The traditional food of Korea uses richly varied ingredients and preparation techniques, many dishes are internationally popular today.
Korean food often has rice, vegetables, meats and tofu. Traditional Korean meals are served with many side dishes (called banchan in Korean.) Most meals are served with steamed short-grain rice. Korean food is usually seasoned with sesame oil, doenjang (fermented soybean paste), soy sauce, salt, garlic, ginger and red chili paste (gochujang). Korean food has a lot of garlic compared to other Asian foods.
One of the common side dishes is Kimchi, which is pickled, fermented, spicy vegetables. Kimchi is most commonly made from cabbage, radish or cucumber. Kimchi is traditionally eaten during winter, because it is preserved in big ceramic containers stored underground.
Korean royal cuisine, once only enjoyed by the royal court of the Joseon period, take hours and days to prepare. It must harmonize warm and cold, hot and mild, rough and soft, solid and liquid, and a balance of presentation colors. It is often served on hand-forged bronzeware or Bangjjaa. The foods are served in a specific arrangement of small dishes alternating to highlight the shape and color of the ingredients.
What did they wear?
Hanbok or chosŏn-ot is the traditional Korean dress. It is characterized by vibrant colors and simple lines without pockets.
The upper classes wore hanbok of closely woven ramie cloth or other high-grade lightweight materials in warm weather and of plain and patterned silks the rest of the year. Commoners were restricted by law as well as resources to cotton at best. The upper classes wore a variety of colors, though bright colors were generally worn by children and young girls and subdued colors by middle-aged men and women. Commoners were restricted by law to everyday clothes of white but for special occasions they wore dull shades of pale pink, light green, gray and charcoal. Formally, when Korean men went outdoors, they were required to wear overcoat known as durumagi which comes down to knee-length.
Hanbok are classified according to their purposes: everyday dress, ceremonial dress and special dress. Ceremonial dresses are worn on formal occasions, including a child's first birthday, a wedding or a funeral. Special dresses are made for shamans and officials.
Today the hanbok is still sometimes worn during formal occasions. The everyday use of the dress, however, has been lost, with a few exceptions such as at Chunghakdong, a famous anachronistic village.
Both males and females wore their hair in a long pigtail until they were married, at which time the hair was knotted-the man’s in a topknot sangtu on the top of the head and the woman’s in a ball just above the nape of the neck. A long pin, or binyeo, was thrust through the knotted hair of the woman as both a fastener and a decoration. The material and length of the binyeo varied according to the wearer’s class and status.
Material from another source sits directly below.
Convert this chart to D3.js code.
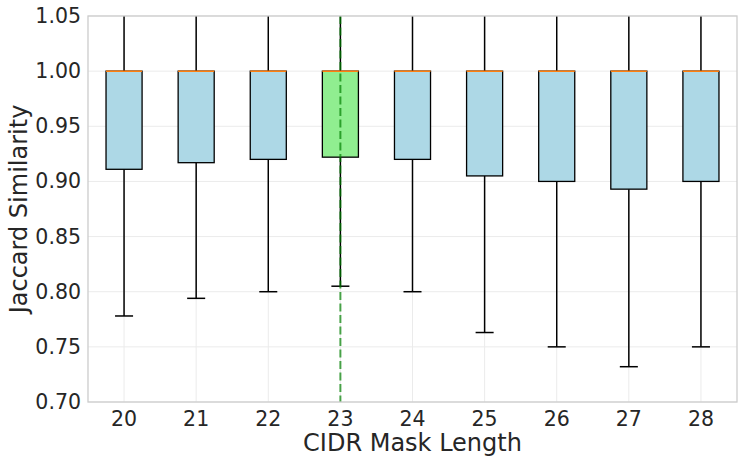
<!DOCTYPE html>
<html>
<head>
<meta charset="utf-8">
<script src="https://cdn.jsdelivr.net/npm/d3@7"></script>
<style>
  body { margin: 0; background: #fff; }
  text { font-family: "DejaVu Sans", sans-serif; fill: #262626; }
</style>
</head>
<body>
<div id="chart"></div>
<script>
// CIDR mask lengths and box statistics
var masks = ["20", "21", "22", "23", "24", "25", "26", "27", "28"];
var q1 = [0.911, 0.917, 0.920, 0.922, 0.920, 0.905, 0.900, 0.893, 0.900];
var medians = [1.00, 1.00, 1.00, 1.00, 1.00, 1.00, 1.00, 1.00, 1.00];
var q3 = [1.00, 1.00, 1.00, 1.00, 1.00, 1.00, 1.00, 1.00, 1.00];
var whiskerLow = [0.778, 0.794, 0.800, 0.805, 0.800, 0.763, 0.750, 0.732, 0.750];
var whiskerHigh = [1.10, 1.10, 1.10, 1.10, 1.10, 1.10, 1.10, 1.10, 1.10];
var highlight = "23";
var yTicks = [0.70, 0.75, 0.80, 0.85, 0.90, 0.95, 1.00, 1.05];

var full_width = 744, full_height = 463;
var margin = {top: 16, right: 7, bottom: 61, left: 88};
var width = full_width - margin.left - margin.right;
var height = full_height - margin.top - margin.bottom;

var svg = d3.select("#chart")
  .append("svg")
    .attr("width", full_width)
    .attr("height", full_height)
  .append("g")
    .attr("transform", "translate(" + margin.left + "," + margin.top + ")");

var x = d3.scaleBand()
  .domain(masks)
  .range([0, width]);
var y = d3.scaleLinear()
  .domain([0.70, 1.05])
  .range([height, 0]);

var boxW = x.bandwidth() * 0.5;
var capW = x.bandwidth() * 0.25;
function cx(d) { return x(d) + x.bandwidth() / 2; }

// grid
svg.append("g")
  .selectAll("line.hgrid")
  .data(yTicks)
  .enter().append("line")
    .attr("x1", 0).attr("x2", width)
    .attr("y1", d => y(d)).attr("y2", d => y(d))
    .style("stroke", "#ebebeb").style("stroke-width", 1);
svg.append("g")
  .selectAll("line.vgrid")
  .data(masks)
  .enter().append("line")
    .attr("x1", d => cx(d)).attr("x2", d => cx(d))
    .attr("y1", 0).attr("y2", height)
    .style("stroke", "#ebebeb").style("stroke-width", 1);

svg.append("clipPath").attr("id", "plotclip")
  .append("rect").attr("width", width).attr("height", height);

var plot = svg.append("g").attr("clip-path", "url(#plotclip)");

var boxes = masks.map(function(m, i) {
  return {mask: m, q1: q1[i], med: medians[i], q3: q3[i], lo: whiskerLow[i], hi: whiskerHigh[i]};
});

// whiskers
plot.selectAll("line.wlo")
  .data(boxes).enter().append("line")
    .attr("x1", d => cx(d.mask)).attr("x2", d => cx(d.mask))
    .attr("y1", d => y(d.q1)).attr("y2", d => y(d.lo))
    .style("stroke", "#000").style("stroke-width", 1.5);
plot.selectAll("line.whi")
  .data(boxes).enter().append("line")
    .attr("x1", d => cx(d.mask)).attr("x2", d => cx(d.mask))
    .attr("y1", d => y(d.q3)).attr("y2", d => y(d.hi))
    .style("stroke", "#000").style("stroke-width", 1.5);
// caps
plot.selectAll("line.caplo")
  .data(boxes).enter().append("line")
    .attr("x1", d => cx(d.mask) - capW / 2).attr("x2", d => cx(d.mask) + capW / 2)
    .attr("y1", d => y(d.lo)).attr("y2", d => y(d.lo))
    .style("stroke", "#000").style("stroke-width", 1.5);

// boxes
plot.selectAll("rect.box")
  .data(boxes).enter().append("rect")
    .attr("x", d => cx(d.mask) - boxW / 2)
    .attr("width", boxW)
    .attr("y", d => y(d.q3))
    .attr("height", d => y(d.q1) - y(d.q3))
    .style("fill", d => d.mask == highlight ? "#90ee90" : "#add8e6")
    .style("stroke", "#000")
    .style("stroke-width", 1.3);

// medians
plot.selectAll("line.median")
  .data(boxes).enter().append("line")
    .attr("x1", d => cx(d.mask) - boxW / 2).attr("x2", d => cx(d.mask) + boxW / 2)
    .attr("y1", d => y(d.med)).attr("y2", d => y(d.med))
    .style("stroke", "#ff7f0e").style("stroke-width", 1.5);

// highlighted mask line
plot.append("line")
  .attr("x1", cx(highlight)).attr("x2", cx(highlight))
  .attr("y1", 0).attr("y2", height)
  .style("stroke", "#008000")
  .style("stroke-opacity", 0.7)
  .style("stroke-width", 2)
  .style("stroke-dasharray", "8,3.5");

// frame
svg.append("rect")
  .attr("width", width).attr("height", height)
  .style("fill", "none").style("stroke", "#cccccc").style("stroke-width", 1.3);

// axes
var xAxis = svg.append("g")
  .attr("transform", "translate(0," + height + ")")
  .call(d3.axisBottom(x).tickSize(0).tickPadding(9));
xAxis.select(".domain").remove();
xAxis.selectAll("text").style("font-size", "20.5px").attr("dy", "0.71em");

var yAxis = svg.append("g")
  .call(d3.axisLeft(y).tickValues(yTicks).tickFormat(d3.format(".2f")).tickSize(0).tickPadding(7));
yAxis.select(".domain").remove();
yAxis.selectAll("text").style("font-size", "20.5px");

svg.append("text")
  .attr("x", width / 2)
  .attr("y", height + 49)
  .style("text-anchor", "middle")
  .style("font-size", "24px")
  .text("CIDR Mask Length");

svg.append("text")
  .attr("transform", "rotate(-90)")
  .attr("x", -height / 2)
  .attr("y", -margin.left + 27)
  .style("text-anchor", "middle")
  .style("font-size", "24px")
  .text("Jaccard Similarity");
</script>
</body>
</html>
Men wore a gat, which also varied according to class and status. Women wore a jokduri on their wedding day, and wore an ayam for protection from the cold.
What did their writing look like?
Korean (한국어/조선말, see below) is the official language of both North and South Korea. The language is also one of the two official languages (the other is Standard Mandarin) in neighbouring Yanbian, China. Worldwide, there are around 80 million Korean speakers, including large groups in the former Soviet Union, China, Australia, New Zealand, the United States, Canada, Brazil, Japan, and more recently, South Africa and the Philippines.
The genealogical classification of Korean is debated. Many linguists place it in the Altaic language family; some others consider it to be a language isolate. Korean is agglutinative in its morphology and SOV in its syntax. This article is mainly about the spoken Korean language. See Hangul for details on the native Korean writing system.
What did they believe?
In old times Korea was heavily influenced by Buddhism. Now, like most other countries, Korea has practitioners of several religions. A 2005 survey showed people with no affiliation at 46%, Christian 26%, Buddhist 26%, Confucianist 1%, other 1%.
Are some of them famous even today?
Ban Ki-moon ,born 13 June 1944 in Eumseong, North Chungcheong, Korea) is a South Korean former politician,
who will succeed Kofi Annan as the Secretary-General of the United Nations on 1 January 2007. Ban was the Foreign Minister of the Republic of Korea (South Korea) from January 2004 to 1 November 2006. On 13 October 2006, he was elected to be the eighth Secretary-General by the United Nations General Assembly; he was sworn in on 14 December 2006.
Kim Dae-jung (born 6 January 1926) is a former South Korean president and the 2000 Nobel Peace Prize recipient, the first winner of a Nobel to hail from Korea . A Roman Catholic since 1957, he has been called the "Nelson Mandela" of Asia  and was a symbol of democratic opposition to the dictatorial government. Kim Dae Jung was the President (succeeding Kim Young-sam) from 1998 to 2003. He was born in Haui-do, South Jeolla Province, an island off the South Korean Coast.
Win The Nobel Peace Prize 2000 "for his work for democracy and human rights in South Korea and in East Asia in general, and for peace and reconciliation with North Korea in particular"
What is left of them today?
A civil war, known as the Korean War (1950-1953,) left Korea separated into two states. North Korea (Democratic People's Republic of Korea) is despite its name a communist state, while South Korea (Republic of Korea) became a capitalist liberal democracy and has now become one of the largest economies in the world.